Charts and diagrams as code:
------------------------------

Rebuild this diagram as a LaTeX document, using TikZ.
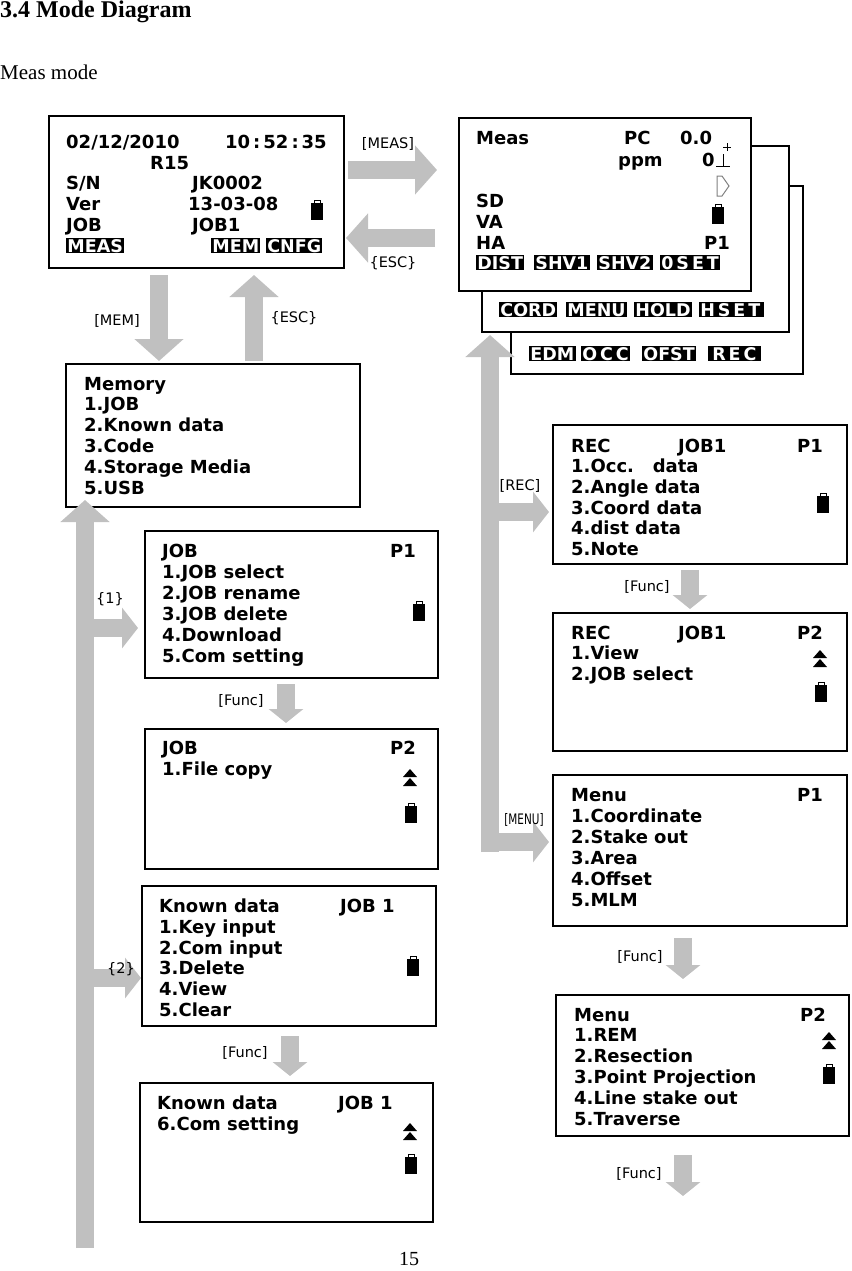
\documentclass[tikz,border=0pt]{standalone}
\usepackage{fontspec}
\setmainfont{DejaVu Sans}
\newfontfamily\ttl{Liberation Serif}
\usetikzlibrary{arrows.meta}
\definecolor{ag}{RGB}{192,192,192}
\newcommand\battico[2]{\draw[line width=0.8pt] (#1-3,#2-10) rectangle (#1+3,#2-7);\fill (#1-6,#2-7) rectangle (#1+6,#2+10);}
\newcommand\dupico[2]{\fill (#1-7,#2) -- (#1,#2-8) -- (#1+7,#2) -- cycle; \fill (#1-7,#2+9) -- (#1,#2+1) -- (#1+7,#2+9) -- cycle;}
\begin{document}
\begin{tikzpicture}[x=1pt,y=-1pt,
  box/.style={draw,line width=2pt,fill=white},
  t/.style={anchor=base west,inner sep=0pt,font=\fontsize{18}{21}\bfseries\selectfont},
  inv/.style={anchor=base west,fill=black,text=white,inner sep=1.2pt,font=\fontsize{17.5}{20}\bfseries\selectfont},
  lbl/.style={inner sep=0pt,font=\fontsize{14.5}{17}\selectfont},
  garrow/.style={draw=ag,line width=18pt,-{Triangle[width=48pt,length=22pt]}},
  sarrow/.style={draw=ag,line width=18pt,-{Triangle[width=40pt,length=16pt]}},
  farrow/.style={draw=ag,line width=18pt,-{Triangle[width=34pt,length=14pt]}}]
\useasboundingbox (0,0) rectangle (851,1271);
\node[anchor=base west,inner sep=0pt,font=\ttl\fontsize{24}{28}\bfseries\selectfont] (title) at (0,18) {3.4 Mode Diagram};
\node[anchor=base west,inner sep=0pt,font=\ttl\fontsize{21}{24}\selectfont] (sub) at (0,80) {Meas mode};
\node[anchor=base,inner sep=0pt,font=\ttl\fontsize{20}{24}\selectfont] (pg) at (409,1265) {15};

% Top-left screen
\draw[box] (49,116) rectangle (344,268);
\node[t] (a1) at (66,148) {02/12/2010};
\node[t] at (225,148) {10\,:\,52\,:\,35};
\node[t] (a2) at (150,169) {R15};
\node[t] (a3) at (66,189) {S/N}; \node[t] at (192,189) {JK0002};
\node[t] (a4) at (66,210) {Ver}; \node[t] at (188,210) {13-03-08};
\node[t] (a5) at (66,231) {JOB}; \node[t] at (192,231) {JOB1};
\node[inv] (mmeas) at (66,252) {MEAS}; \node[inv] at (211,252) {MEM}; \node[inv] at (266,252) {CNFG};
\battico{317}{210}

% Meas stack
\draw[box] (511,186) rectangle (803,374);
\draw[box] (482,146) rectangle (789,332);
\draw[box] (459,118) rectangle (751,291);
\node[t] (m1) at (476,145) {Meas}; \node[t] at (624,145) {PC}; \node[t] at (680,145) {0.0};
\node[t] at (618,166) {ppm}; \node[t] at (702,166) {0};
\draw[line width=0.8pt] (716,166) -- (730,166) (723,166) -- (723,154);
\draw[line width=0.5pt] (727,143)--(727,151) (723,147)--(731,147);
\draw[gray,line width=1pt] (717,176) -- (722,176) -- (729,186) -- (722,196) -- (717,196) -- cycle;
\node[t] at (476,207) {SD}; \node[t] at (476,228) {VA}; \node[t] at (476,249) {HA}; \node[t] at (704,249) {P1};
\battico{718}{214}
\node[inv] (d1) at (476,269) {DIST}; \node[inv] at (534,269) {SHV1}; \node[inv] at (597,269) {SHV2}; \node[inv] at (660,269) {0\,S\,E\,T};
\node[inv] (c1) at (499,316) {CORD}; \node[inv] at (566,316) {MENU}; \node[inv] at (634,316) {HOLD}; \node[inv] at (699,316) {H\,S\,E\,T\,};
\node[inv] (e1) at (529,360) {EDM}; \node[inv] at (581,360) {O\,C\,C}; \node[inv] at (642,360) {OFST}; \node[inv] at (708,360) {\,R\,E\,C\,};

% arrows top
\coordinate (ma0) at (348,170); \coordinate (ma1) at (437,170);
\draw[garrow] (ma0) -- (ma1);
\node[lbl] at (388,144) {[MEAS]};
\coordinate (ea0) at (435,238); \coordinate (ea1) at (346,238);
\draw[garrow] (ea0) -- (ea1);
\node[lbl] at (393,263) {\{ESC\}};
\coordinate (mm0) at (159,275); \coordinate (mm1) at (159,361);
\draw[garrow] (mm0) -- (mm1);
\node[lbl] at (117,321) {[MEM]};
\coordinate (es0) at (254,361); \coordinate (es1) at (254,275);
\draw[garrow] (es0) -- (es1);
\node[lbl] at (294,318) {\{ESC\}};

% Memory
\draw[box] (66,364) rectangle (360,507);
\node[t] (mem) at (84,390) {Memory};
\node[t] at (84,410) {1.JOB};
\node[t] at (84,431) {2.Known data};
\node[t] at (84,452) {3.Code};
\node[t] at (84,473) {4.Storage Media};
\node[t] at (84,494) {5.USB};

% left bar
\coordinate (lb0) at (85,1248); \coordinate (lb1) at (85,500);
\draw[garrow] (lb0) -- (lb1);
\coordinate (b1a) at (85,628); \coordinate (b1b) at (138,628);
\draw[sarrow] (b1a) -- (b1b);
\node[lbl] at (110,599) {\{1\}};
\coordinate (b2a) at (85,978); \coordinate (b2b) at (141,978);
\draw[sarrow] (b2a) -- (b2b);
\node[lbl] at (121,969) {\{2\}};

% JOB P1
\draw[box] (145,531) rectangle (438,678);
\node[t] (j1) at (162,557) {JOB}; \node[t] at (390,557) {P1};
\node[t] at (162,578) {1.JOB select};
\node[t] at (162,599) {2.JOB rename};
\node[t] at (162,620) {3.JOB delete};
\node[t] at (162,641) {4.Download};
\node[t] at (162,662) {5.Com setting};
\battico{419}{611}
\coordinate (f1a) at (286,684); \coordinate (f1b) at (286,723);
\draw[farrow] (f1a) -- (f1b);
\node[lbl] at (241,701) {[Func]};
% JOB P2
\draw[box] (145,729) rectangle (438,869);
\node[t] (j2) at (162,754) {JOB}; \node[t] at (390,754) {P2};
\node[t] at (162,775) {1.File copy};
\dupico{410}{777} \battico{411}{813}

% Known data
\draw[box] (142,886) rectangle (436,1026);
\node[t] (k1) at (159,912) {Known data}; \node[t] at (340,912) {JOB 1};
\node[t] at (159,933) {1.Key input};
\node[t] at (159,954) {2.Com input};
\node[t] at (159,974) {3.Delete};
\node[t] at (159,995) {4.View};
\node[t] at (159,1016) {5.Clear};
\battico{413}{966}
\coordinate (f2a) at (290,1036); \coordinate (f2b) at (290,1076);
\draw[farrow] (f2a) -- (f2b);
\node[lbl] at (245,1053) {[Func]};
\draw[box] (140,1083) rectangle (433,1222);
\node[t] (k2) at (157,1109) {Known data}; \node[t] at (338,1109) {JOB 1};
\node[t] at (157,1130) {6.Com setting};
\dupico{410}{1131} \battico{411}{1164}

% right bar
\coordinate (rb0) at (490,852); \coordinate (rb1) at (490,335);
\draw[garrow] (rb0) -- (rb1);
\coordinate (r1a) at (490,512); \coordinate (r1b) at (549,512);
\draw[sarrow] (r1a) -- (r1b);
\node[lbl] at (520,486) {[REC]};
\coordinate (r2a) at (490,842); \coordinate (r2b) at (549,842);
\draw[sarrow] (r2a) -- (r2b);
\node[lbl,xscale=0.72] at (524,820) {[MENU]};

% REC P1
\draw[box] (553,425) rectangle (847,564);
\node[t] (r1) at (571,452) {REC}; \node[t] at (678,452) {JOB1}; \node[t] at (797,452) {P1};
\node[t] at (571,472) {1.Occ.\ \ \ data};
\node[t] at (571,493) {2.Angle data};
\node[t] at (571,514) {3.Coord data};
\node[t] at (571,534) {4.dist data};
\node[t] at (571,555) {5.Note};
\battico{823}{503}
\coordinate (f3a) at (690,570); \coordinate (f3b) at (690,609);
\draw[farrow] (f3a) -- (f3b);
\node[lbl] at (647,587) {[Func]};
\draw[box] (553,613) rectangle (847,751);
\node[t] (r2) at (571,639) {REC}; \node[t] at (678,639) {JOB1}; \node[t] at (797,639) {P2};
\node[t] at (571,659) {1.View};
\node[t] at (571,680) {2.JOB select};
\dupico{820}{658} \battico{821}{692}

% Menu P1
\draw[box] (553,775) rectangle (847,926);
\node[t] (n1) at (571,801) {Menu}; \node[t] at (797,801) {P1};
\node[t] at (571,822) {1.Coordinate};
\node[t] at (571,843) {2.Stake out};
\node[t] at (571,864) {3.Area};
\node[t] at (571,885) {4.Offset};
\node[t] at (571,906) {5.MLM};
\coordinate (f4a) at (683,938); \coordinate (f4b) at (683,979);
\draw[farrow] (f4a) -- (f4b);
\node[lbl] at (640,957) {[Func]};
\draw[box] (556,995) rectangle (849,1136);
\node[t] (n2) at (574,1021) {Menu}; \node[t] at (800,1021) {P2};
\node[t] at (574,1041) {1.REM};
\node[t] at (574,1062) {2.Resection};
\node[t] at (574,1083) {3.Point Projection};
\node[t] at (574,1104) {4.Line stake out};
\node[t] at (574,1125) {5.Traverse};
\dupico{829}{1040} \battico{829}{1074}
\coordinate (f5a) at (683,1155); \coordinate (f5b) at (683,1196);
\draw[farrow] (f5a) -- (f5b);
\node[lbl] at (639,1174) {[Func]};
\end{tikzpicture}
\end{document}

------------------------------

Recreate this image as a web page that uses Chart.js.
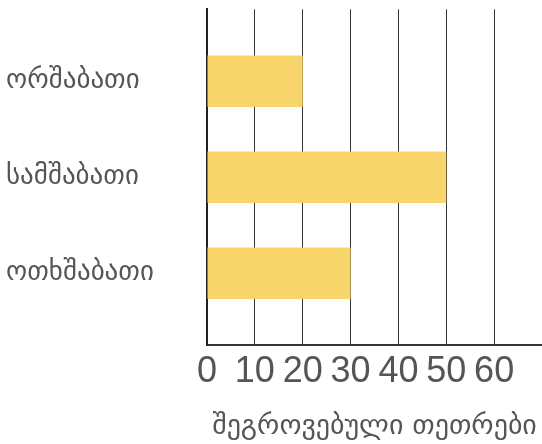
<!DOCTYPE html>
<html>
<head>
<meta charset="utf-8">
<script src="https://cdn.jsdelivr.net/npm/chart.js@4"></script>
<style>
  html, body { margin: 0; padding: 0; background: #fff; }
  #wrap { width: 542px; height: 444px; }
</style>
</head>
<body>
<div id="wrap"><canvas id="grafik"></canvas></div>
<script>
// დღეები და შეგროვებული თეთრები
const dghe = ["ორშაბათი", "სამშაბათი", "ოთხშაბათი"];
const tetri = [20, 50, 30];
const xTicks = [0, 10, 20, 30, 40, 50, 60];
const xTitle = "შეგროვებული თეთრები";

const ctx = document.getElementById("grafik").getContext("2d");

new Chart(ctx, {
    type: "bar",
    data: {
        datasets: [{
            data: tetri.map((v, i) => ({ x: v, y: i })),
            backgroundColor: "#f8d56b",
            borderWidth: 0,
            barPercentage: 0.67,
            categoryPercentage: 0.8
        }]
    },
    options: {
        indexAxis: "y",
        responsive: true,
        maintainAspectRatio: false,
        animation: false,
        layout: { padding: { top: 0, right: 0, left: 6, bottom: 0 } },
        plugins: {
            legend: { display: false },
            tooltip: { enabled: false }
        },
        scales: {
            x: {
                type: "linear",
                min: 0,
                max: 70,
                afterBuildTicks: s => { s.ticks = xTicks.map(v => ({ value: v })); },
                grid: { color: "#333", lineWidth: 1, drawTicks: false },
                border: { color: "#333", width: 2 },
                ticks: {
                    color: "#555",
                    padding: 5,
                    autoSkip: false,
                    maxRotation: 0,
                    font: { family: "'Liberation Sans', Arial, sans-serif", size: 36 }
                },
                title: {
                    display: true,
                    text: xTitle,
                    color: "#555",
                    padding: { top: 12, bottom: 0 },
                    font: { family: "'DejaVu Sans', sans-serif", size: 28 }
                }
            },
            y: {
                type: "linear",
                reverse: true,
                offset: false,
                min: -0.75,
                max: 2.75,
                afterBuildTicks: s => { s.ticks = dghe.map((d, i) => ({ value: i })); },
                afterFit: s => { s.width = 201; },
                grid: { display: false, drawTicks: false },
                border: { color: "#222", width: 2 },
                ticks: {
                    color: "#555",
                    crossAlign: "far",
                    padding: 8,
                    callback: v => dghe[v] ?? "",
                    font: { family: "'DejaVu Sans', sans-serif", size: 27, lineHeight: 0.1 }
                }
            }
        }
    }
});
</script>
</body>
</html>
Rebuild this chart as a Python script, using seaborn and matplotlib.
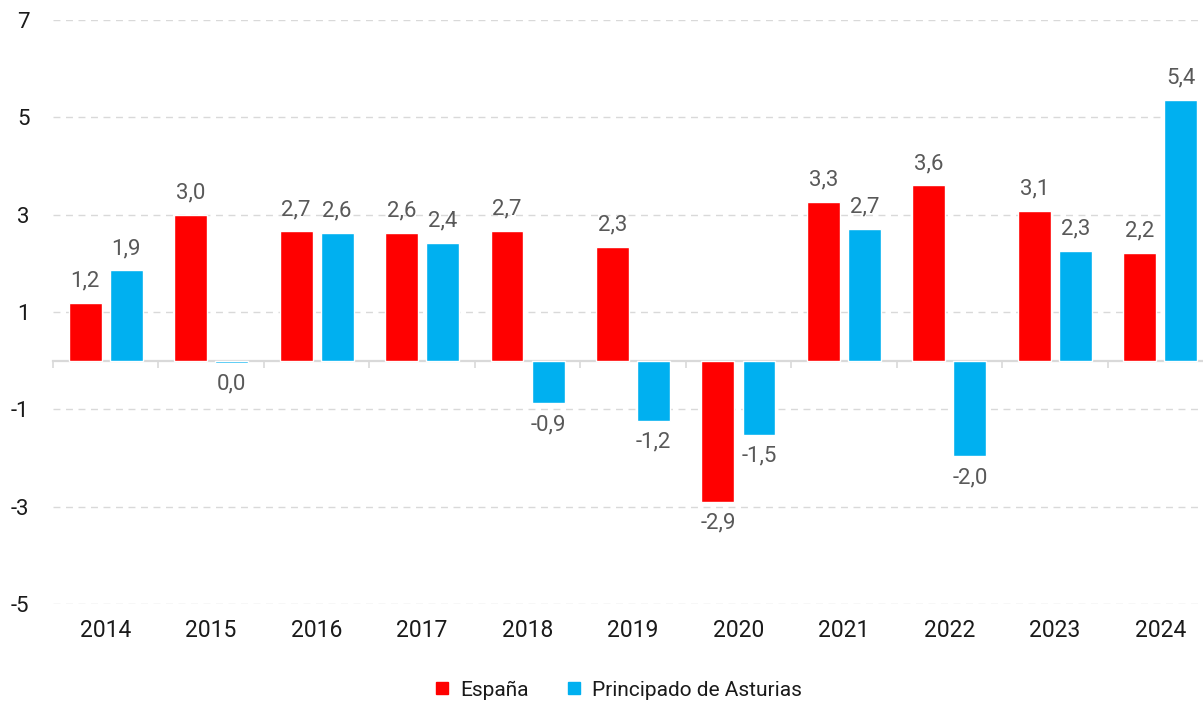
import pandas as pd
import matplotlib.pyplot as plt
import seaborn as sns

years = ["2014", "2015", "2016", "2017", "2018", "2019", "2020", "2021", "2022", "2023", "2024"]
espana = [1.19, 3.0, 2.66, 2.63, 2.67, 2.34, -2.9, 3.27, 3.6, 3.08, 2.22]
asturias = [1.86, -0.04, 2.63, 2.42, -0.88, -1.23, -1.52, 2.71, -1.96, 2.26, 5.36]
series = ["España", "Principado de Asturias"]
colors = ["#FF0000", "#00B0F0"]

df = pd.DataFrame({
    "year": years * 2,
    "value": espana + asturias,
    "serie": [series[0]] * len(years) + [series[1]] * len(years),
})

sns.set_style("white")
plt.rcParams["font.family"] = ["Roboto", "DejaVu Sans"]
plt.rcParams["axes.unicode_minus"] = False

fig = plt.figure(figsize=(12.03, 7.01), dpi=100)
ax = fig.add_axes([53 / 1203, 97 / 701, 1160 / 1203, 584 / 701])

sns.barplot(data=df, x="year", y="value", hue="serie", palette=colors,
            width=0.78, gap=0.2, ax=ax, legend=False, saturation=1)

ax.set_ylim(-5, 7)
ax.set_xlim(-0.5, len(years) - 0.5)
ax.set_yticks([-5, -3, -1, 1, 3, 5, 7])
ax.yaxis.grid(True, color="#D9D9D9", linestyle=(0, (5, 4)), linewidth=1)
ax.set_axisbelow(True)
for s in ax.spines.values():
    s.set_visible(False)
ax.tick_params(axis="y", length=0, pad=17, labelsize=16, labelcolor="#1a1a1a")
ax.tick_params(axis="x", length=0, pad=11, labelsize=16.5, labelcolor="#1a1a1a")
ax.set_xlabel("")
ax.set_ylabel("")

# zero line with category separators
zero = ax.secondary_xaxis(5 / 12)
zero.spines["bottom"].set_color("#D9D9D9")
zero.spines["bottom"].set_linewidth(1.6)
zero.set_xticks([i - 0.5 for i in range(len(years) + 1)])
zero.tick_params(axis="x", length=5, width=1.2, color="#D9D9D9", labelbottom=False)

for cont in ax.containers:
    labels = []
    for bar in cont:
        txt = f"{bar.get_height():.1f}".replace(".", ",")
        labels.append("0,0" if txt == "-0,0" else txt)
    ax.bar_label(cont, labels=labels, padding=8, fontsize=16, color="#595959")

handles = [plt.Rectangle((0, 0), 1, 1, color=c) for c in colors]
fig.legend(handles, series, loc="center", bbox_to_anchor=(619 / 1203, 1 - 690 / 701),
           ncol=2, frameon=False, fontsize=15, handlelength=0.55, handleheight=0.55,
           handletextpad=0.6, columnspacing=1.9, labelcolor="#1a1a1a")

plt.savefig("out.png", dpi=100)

------------------------------

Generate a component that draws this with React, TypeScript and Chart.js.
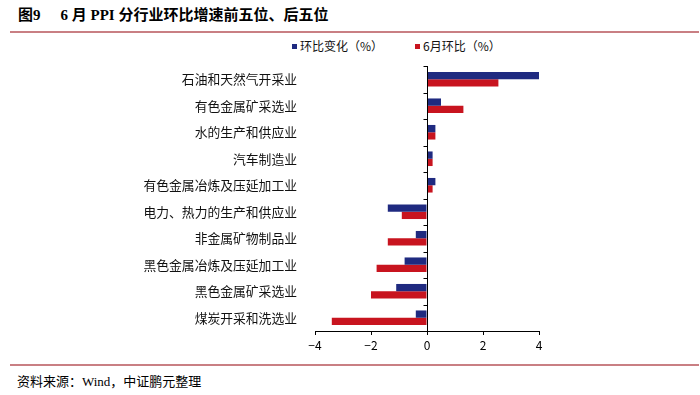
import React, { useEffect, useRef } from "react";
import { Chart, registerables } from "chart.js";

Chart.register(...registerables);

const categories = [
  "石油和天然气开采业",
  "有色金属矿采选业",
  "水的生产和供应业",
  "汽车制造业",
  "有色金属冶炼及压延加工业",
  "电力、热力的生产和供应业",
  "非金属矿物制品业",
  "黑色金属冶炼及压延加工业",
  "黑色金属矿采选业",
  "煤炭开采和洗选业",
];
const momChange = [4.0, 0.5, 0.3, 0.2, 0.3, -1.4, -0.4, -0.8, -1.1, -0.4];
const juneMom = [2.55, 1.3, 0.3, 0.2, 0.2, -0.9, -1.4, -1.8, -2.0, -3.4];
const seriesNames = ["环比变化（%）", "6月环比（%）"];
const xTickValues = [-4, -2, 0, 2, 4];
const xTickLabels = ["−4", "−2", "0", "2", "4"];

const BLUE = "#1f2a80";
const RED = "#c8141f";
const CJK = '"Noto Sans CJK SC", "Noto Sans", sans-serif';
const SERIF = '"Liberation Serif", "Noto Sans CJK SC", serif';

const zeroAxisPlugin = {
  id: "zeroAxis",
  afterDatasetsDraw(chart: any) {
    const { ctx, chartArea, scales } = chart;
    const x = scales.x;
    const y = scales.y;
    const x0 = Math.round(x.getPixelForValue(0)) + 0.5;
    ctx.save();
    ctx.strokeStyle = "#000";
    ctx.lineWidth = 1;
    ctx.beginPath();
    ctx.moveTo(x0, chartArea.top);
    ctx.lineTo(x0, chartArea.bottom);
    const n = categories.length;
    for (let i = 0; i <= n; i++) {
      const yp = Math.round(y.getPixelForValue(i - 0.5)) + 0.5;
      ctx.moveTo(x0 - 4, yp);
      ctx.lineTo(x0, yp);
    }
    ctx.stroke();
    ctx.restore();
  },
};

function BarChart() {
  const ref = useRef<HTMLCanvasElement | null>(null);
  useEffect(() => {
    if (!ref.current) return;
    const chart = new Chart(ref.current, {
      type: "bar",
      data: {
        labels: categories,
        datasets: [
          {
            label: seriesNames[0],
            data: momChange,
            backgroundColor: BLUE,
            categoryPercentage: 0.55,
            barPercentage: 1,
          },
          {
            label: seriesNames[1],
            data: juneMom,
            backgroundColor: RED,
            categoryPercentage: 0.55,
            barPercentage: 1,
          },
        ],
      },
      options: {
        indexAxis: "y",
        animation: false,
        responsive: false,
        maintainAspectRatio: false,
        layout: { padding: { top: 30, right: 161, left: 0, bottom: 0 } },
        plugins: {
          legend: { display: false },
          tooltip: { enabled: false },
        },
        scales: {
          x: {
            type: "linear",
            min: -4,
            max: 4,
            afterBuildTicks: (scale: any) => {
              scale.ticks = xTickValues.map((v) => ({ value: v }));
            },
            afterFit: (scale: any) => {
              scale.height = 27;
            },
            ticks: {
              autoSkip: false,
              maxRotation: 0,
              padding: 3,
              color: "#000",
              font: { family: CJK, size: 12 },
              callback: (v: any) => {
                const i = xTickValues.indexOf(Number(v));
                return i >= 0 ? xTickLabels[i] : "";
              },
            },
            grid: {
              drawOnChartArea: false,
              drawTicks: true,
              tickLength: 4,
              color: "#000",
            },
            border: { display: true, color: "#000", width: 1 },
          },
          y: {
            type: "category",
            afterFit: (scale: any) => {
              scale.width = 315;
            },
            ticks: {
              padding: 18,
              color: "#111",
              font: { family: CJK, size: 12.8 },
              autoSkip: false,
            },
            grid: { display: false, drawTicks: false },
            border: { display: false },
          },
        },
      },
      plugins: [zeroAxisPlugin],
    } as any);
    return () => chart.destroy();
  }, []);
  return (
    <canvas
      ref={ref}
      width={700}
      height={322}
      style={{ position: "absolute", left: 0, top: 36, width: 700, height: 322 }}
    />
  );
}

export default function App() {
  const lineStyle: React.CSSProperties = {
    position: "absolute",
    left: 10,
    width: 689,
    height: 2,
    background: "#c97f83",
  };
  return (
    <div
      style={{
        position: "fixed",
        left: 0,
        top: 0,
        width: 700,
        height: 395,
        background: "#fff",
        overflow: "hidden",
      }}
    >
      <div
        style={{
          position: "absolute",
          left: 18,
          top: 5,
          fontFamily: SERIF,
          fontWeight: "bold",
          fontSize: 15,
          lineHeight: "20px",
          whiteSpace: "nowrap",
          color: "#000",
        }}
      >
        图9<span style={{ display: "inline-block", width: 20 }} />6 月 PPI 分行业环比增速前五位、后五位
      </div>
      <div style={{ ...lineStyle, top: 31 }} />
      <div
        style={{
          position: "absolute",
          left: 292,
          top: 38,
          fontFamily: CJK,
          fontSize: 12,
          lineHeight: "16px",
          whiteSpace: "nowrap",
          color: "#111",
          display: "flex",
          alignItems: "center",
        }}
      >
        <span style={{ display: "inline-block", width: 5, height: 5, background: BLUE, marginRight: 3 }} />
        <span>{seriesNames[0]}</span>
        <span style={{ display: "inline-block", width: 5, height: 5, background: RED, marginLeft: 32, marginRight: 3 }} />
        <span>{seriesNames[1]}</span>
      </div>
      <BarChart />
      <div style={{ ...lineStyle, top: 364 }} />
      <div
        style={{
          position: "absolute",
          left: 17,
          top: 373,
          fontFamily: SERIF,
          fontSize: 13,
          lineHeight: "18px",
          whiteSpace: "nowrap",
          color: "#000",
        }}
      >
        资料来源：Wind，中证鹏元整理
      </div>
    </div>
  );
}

------------------------------

Required work
From the listing above, collect every line that mentions the word "React".

Task output
Generate a component that draws this with React, TypeScript and Chart.js.
import React, { useEffect, useRef } from "react";
  const lineStyle: React.CSSProperties = {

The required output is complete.